DATA BLOCK —

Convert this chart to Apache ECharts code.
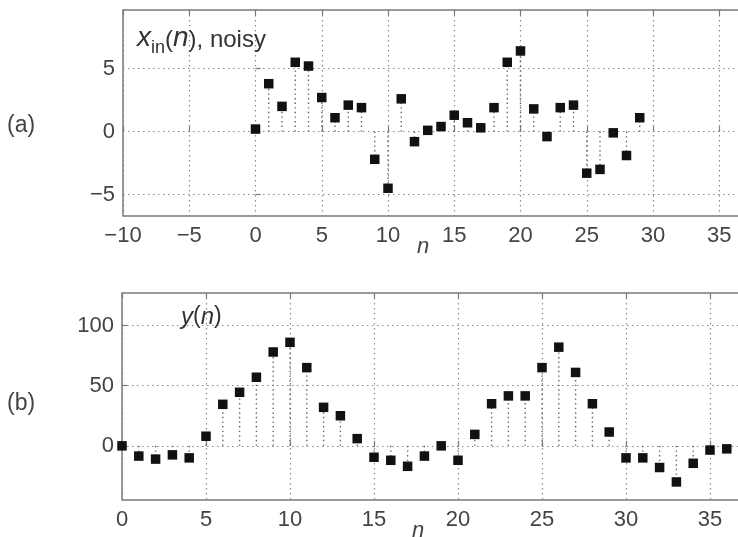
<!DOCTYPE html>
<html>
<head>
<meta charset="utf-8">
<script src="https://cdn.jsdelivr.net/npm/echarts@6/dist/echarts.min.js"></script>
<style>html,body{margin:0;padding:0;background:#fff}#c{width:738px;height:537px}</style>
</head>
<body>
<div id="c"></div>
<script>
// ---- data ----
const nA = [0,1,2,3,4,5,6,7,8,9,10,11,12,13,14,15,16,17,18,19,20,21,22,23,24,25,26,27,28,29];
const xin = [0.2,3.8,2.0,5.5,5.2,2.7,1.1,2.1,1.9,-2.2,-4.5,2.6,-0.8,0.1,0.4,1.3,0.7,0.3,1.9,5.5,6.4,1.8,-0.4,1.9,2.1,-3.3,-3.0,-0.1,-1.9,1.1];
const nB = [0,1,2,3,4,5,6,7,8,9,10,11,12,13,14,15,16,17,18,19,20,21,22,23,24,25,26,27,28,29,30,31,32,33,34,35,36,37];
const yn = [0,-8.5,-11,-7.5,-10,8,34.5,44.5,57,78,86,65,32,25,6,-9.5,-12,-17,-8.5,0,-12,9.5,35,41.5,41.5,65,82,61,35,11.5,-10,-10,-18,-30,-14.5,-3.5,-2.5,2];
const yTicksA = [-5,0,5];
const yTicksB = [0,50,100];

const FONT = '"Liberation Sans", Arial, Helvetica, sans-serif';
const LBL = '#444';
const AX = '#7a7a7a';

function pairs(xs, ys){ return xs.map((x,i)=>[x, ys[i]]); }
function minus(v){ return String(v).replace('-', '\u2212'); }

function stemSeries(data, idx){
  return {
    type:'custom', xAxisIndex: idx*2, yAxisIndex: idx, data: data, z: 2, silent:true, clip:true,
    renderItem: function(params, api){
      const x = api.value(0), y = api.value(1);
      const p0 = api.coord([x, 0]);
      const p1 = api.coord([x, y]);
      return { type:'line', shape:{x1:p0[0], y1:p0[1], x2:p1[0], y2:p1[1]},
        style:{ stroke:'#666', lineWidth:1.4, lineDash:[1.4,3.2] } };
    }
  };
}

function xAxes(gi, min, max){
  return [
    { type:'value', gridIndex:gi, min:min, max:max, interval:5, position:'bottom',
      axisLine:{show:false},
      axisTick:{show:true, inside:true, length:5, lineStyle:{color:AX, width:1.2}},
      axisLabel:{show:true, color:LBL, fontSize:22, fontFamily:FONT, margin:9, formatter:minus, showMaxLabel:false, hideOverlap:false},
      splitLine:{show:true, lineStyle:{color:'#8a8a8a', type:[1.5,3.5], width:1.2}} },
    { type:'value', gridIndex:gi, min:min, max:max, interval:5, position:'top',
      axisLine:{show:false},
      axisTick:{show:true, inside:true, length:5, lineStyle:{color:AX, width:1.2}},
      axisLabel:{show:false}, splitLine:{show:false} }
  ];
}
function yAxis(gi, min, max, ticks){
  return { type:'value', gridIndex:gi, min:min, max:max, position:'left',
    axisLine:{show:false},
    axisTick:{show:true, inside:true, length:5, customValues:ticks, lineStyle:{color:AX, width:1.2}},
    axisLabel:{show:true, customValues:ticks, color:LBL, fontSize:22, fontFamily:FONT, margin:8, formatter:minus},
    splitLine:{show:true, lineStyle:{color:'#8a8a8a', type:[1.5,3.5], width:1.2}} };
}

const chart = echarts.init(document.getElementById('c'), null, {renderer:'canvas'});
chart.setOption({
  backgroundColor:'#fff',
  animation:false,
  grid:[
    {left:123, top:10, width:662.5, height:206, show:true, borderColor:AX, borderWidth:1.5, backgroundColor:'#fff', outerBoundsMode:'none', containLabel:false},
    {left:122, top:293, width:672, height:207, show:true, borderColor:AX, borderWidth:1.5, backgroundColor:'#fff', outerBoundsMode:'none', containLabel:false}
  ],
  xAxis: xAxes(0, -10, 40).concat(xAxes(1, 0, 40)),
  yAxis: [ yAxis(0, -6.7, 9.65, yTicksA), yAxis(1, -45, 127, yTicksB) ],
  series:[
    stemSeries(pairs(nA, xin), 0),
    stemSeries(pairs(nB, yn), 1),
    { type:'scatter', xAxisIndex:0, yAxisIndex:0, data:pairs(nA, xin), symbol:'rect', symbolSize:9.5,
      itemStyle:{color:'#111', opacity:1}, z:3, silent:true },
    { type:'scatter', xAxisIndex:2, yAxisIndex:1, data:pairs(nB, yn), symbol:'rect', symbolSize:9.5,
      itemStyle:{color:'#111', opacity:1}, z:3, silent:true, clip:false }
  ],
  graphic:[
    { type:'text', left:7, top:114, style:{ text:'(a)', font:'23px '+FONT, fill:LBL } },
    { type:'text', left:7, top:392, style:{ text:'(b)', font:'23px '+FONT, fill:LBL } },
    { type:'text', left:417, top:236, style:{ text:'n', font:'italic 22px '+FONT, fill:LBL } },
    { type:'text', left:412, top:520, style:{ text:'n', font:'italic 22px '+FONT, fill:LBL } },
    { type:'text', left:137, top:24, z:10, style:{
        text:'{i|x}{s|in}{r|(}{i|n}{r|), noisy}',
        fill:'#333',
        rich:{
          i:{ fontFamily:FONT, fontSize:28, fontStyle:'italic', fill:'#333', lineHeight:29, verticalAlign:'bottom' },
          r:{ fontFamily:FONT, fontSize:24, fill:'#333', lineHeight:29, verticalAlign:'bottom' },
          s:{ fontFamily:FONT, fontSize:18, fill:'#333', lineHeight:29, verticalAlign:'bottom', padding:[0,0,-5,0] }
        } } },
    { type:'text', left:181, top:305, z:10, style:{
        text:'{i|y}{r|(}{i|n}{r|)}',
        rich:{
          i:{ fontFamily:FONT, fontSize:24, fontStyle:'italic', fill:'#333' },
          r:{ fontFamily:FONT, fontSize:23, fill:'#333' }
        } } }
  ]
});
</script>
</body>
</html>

SHORT PROBLEM —
From the first line of the material down to the line containing "return String(v).replace('-', '\u2212');", inclusive, return each line exactly, skipping any picture.

SOLUTION FOR THIS PROBLEM —
Convert this chart to Apache ECharts code.
<!DOCTYPE html>
<html>
<head>
<meta charset="utf-8">
<script src="https://cdn.jsdelivr.net/npm/echarts@6/dist/echarts.min.js"></script>
<style>html,body{margin:0;padding:0;background:#fff}#c{width:738px;height:537px}</style>
</head>
<body>
<div id="c"></div>
<script>
// ---- data ----
const nA = [0,1,2,3,4,5,6,7,8,9,10,11,12,13,14,15,16,17,18,19,20,21,22,23,24,25,26,27,28,29];
const xin = [0.2,3.8,2.0,5.5,5.2,2.7,1.1,2.1,1.9,-2.2,-4.5,2.6,-0.8,0.1,0.4,1.3,0.7,0.3,1.9,5.5,6.4,1.8,-0.4,1.9,2.1,-3.3,-3.0,-0.1,-1.9,1.1];
const nB = [0,1,2,3,4,5,6,7,8,9,10,11,12,13,14,15,16,17,18,19,20,21,22,23,24,25,26,27,28,29,30,31,32,33,34,35,36,37];
const yn = [0,-8.5,-11,-7.5,-10,8,34.5,44.5,57,78,86,65,32,25,6,-9.5,-12,-17,-8.5,0,-12,9.5,35,41.5,41.5,65,82,61,35,11.5,-10,-10,-18,-30,-14.5,-3.5,-2.5,2];
const yTicksA = [-5,0,5];
const yTicksB = [0,50,100];

const FONT = '"Liberation Sans", Arial, Helvetica, sans-serif';
const LBL = '#444';
const AX = '#7a7a7a';

function pairs(xs, ys){ return xs.map((x,i)=>[x, ys[i]]); }
function minus(v){ return String(v).replace('-', '\u2212'); }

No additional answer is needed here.